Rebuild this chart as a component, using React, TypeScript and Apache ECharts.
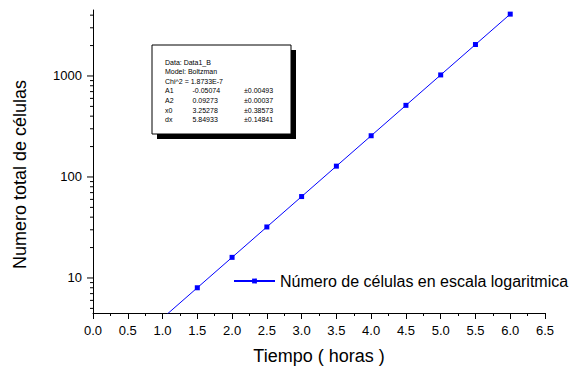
import React, { useEffect, useRef } from 'react';
import * as echarts from 'echarts';

const hours = [1.0, 1.5, 2.0, 2.5, 3.0, 3.5, 4.0, 4.5, 5.0, 5.5, 6.0];
const cells = [4, 8, 16, 32, 64, 128, 256, 512, 1024, 2048, 4096];
const seriesName = 'Número de células en escala logaritmica';
const xTitle = 'Tiempo ( horas )';
const yTitle = 'Numero total de células';
const yMajorTicks = [10, 100, 1000];
const yMinorTicks = [5, 6, 7, 8, 9, 20, 30, 40, 50, 60, 70, 80, 90, 200, 300, 400, 500, 600, 700, 800, 900, 2000, 3000, 4000];
const fitHeader = ['Data: Data1_B', 'Model: Boltzman', 'Chi^2 = 1.8733E-7'];
const fitNames = ['A1', 'A2', 'x0', 'dx'];
const fitValues = ['-0.05074', '0.09273', '3.25278', '5.84933'];
const fitErrors = ['±0.00493', '±0.00037', '±0.38573', '±0.14841'];

const FONT = '"Liberation Sans", Arial, Helvetica, sans-serif';

export default function App() {
  const ref = useRef<HTMLDivElement>(null);
  useEffect(() => {
    if (!ref.current) return;
    const chart = echarts.init(ref.current, undefined, { renderer: 'svg' });

    const boxX = 152, boxY = 45, boxW = 139, boxH = 89;
    const rowY0 = 62, rowStep = 9.6, fs = 7;
    const boxTexts: any[] = [];
    fitHeader.forEach((t, i) => {
      boxTexts.push({ type: 'text', left: 165, top: rowY0 + i * rowStep - fs / 2, style: { text: t, fill: '#000', font: `${fs}px ${FONT}` } });
    });
    fitNames.forEach((t, i) => {
      const y = rowY0 + (i + 3) * rowStep - fs / 2;
      boxTexts.push({ type: 'text', left: 165, top: y, style: { text: t, fill: '#000', font: `${fs}px ${FONT}` } });
      boxTexts.push({ type: 'text', left: 192.5, top: y, style: { text: fitValues[i], fill: '#000', font: `${fs}px ${FONT}` } });
      boxTexts.push({ type: 'text', left: 244, top: y, style: { text: fitErrors[i], fill: '#000', font: `${fs}px ${FONT}` } });
    });

    const tickData = [
      ...yMajorTicks.map((v) => [0, v, 1]),
      ...yMinorTicks.map((v) => [0, v, 0]),
    ];

    chart.setOption({
      animation: false,
      backgroundColor: '#fff',
      textStyle: { fontFamily: FONT },
      grid: { left: 93, top: 10, width: 452, height: 303 },
      legend: {
        data: [seriesName],
        left: 233,
        top: 273,
        padding: 0,
        itemWidth: 41,
        itemHeight: 6,
        textStyle: { fontSize: 16, color: '#000', fontFamily: FONT },
      },
      xAxis: {
        type: 'value',
        min: 0,
        max: 6.5,
        interval: 0.5,
        name: xTitle,
        nameLocation: 'middle',
        nameGap: 34,
        nameTextStyle: { fontSize: 18, color: '#000', fontFamily: FONT },
        axisLine: { show: true, lineStyle: { color: '#000', width: 1 } },
        axisTick: { show: true, inside: false, length: 6, lineStyle: { color: '#000' } },
        minorTick: { show: true, splitNumber: 2, length: 3, lineStyle: { color: '#000' } },
        splitLine: { show: false },
        axisLabel: { fontSize: 13, color: '#000', margin: 11, fontFamily: FONT, formatter: (v: number) => v.toFixed(1) },
      },
      yAxis: {
        type: 'log',
        logBase: 10,
        min: 4.5,
        max: 4500,
        name: yTitle,
        nameLocation: 'middle',
        nameRotate: 90,
        nameGap: 64,
        nameTextStyle: { fontSize: 18, color: '#000', fontFamily: FONT, padding: [0, 26, 0, 0] },
        axisLine: { show: true, lineStyle: { color: '#000', width: 1 } },
        axisTick: { show: false },
        splitLine: { show: false },
        axisLabel: {
          fontSize: 13,
          color: '#000',
          margin: 11,
          fontFamily: FONT,
          formatter: (v: number) => {
            const l = Math.log10(v);
            return Math.abs(l - Math.round(l)) < 1e-6 ? String(Math.round(v)) : '';
          },
        },
      },
      series: [
        {
          name: seriesName,
          type: 'line',
          data: hours.map((h, i) => [h, cells[i]]),
          symbol: 'rect',
          symbolSize: 5,
          clip: true,
          itemStyle: { color: '#0000ff' },
          lineStyle: { color: '#0000ff', width: 1 },
          z: 3,
        },
        {
          name: 'yticks',
          type: 'custom',
          silent: true,
          clip: false,
          data: tickData,
          renderItem: (params: any, api: any) => {
            const p = api.coord([api.value(0), api.value(1)]);
            const len = api.value(2) === 1 ? 6 : 3;
            return {
              type: 'line',
              shape: { x1: p[0] - len, y1: p[1], x2: p[0], y2: p[1] },
              style: { stroke: '#000', lineWidth: 1 },
            };
          },
          z: 4,
        },
      ],
      graphic: [
        { type: 'rect', shape: { x: boxX + 5, y: boxY + 5, width: boxW, height: boxH }, style: { fill: '#000' }, z: 10 },
        { type: 'rect', shape: { x: boxX, y: boxY, width: boxW, height: boxH }, style: { fill: '#fff', stroke: '#000', lineWidth: 1 }, z: 11 },
        ...boxTexts.map((t) => ({ ...t, z: 12 })),
      ],
    });
    return () => chart.dispose();
  }, []);
  return <div ref={ref} style={{ position: 'absolute', left: 0, top: 0, width: 576, height: 370 }} />;
}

INSTRUCTIONS TO FOLLOW =>
Print the whole listing above once more, word for word, without its pictures.

EXERCISE SOLUTION =>
Rebuild this chart as a component, using React, TypeScript and Apache ECharts.
import React, { useEffect, useRef } from 'react';
import * as echarts from 'echarts';

const hours = [1.0, 1.5, 2.0, 2.5, 3.0, 3.5, 4.0, 4.5, 5.0, 5.5, 6.0];
const cells = [4, 8, 16, 32, 64, 128, 256, 512, 1024, 2048, 4096];
const seriesName = 'Número de células en escala logaritmica';
const xTitle = 'Tiempo ( horas )';
const yTitle = 'Numero total de células';
const yMajorTicks = [10, 100, 1000];
const yMinorTicks = [5, 6, 7, 8, 9, 20, 30, 40, 50, 60, 70, 80, 90, 200, 300, 400, 500, 600, 700, 800, 900, 2000, 3000, 4000];
const fitHeader = ['Data: Data1_B', 'Model: Boltzman', 'Chi^2 = 1.8733E-7'];
const fitNames = ['A1', 'A2', 'x0', 'dx'];
const fitValues = ['-0.05074', '0.09273', '3.25278', '5.84933'];
const fitErrors = ['±0.00493', '±0.00037', '±0.38573', '±0.14841'];

const FONT = '"Liberation Sans", Arial, Helvetica, sans-serif';

export default function App() {
  const ref = useRef<HTMLDivElement>(null);
  useEffect(() => {
    if (!ref.current) return;
    const chart = echarts.init(ref.current, undefined, { renderer: 'svg' });

    const boxX = 152, boxY = 45, boxW = 139, boxH = 89;
    const rowY0 = 62, rowStep = 9.6, fs = 7;
    const boxTexts: any[] = [];
    fitHeader.forEach((t, i) => {
      boxTexts.push({ type: 'text', left: 165, top: rowY0 + i * rowStep - fs / 2, style: { text: t, fill: '#000', font: `${fs}px ${FONT}` } });
    });
    fitNames.forEach((t, i) => {
      const y = rowY0 + (i + 3) * rowStep - fs / 2;
      boxTexts.push({ type: 'text', left: 165, top: y, style: { text: t, fill: '#000', font: `${fs}px ${FONT}` } });
      boxTexts.push({ type: 'text', left: 192.5, top: y, style: { text: fitValues[i], fill: '#000', font: `${fs}px ${FONT}` } });
      boxTexts.push({ type: 'text', left: 244, top: y, style: { text: fitErrors[i], fill: '#000', font: `${fs}px ${FONT}` } });
    });

    const tickData = [
      ...yMajorTicks.map((v) => [0, v, 1]),
      ...yMinorTicks.map((v) => [0, v, 0]),
    ];

    chart.setOption({
      animation: false,
      backgroundColor: '#fff',
      textStyle: { fontFamily: FONT },
      grid: { left: 93, top: 10, width: 452, height: 303 },
      legend: {
        data: [seriesName],
        left: 233,
        top: 273,
        padding: 0,
        itemWidth: 41,
        itemHeight: 6,
        textStyle: { fontSize: 16, color: '#000', fontFamily: FONT },
      },
      xAxis: {
        type: 'value',
        min: 0,
        max: 6.5,
        interval: 0.5,
        name: xTitle,
        nameLocation: 'middle',
        nameGap: 34,
        nameTextStyle: { fontSize: 18, color: '#000', fontFamily: FONT },
        axisLine: { show: true, lineStyle: { color: '#000', width: 1 } },
        axisTick: { show: true, inside: false, length: 6, lineStyle: { color: '#000' } },
        minorTick: { show: true, splitNumber: 2, length: 3, lineStyle: { color: '#000' } },
        splitLine: { show: false },
        axisLabel: { fontSize: 13, color: '#000', margin: 11, fontFamily: FONT, formatter: (v: number) => v.toFixed(1) },
      },
      yAxis: {
        type: 'log',
        logBase: 10,
        min: 4.5,
        max: 4500,
        name: yTitle,
        nameLocation: 'middle',
        nameRotate: 90,
        nameGap: 64,
        nameTextStyle: { fontSize: 18, color: '#000', fontFamily: FONT, padding: [0, 26, 0, 0] },
        axisLine: { show: true, lineStyle: { color: '#000', width: 1 } },
        axisTick: { show: false },
        splitLine: { show: false },
        axisLabel: {
          fontSize: 13,
          color: '#000',
          margin: 11,
          fontFamily: FONT,
          formatter: (v: number) => {
            const l = Math.log10(v);
            return Math.abs(l - Math.round(l)) < 1e-6 ? String(Math.round(v)) : '';
          },
        },
      },
      series: [
        {
          name: seriesName,
          type: 'line',
          data: hours.map((h, i) => [h, cells[i]]),
          symbol: 'rect',
          symbolSize: 5,
          clip: true,
          itemStyle: { color: '#0000ff' },
          lineStyle: { color: '#0000ff', width: 1 },
          z: 3,
        },
        {
          name: 'yticks',
          type: 'custom',
          silent: true,
          clip: false,
          data: tickData,
          renderItem: (params: any, api: any) => {
            const p = api.coord([api.value(0), api.value(1)]);
            const len = api.value(2) === 1 ? 6 : 3;
            return {
              type: 'line',
              shape: { x1: p[0] - len, y1: p[1], x2: p[0], y2: p[1] },
              style: { stroke: '#000', lineWidth: 1 },
            };
          },
          z: 4,
        },
      ],
      graphic: [
        { type: 'rect', shape: { x: boxX + 5, y: boxY + 5, width: boxW, height: boxH }, style: { fill: '#000' }, z: 10 },
        { type: 'rect', shape: { x: boxX, y: boxY, width: boxW, height: boxH }, style: { fill: '#fff', stroke: '#000', lineWidth: 1 }, z: 11 },
        ...boxTexts.map((t) => ({ ...t, z: 12 })),
      ],
    });
    return () => chart.dispose();
  }, []);
  return <div ref={ref} style={{ position: 'absolute', left: 0, top: 0, width: 576, height: 370 }} />;
}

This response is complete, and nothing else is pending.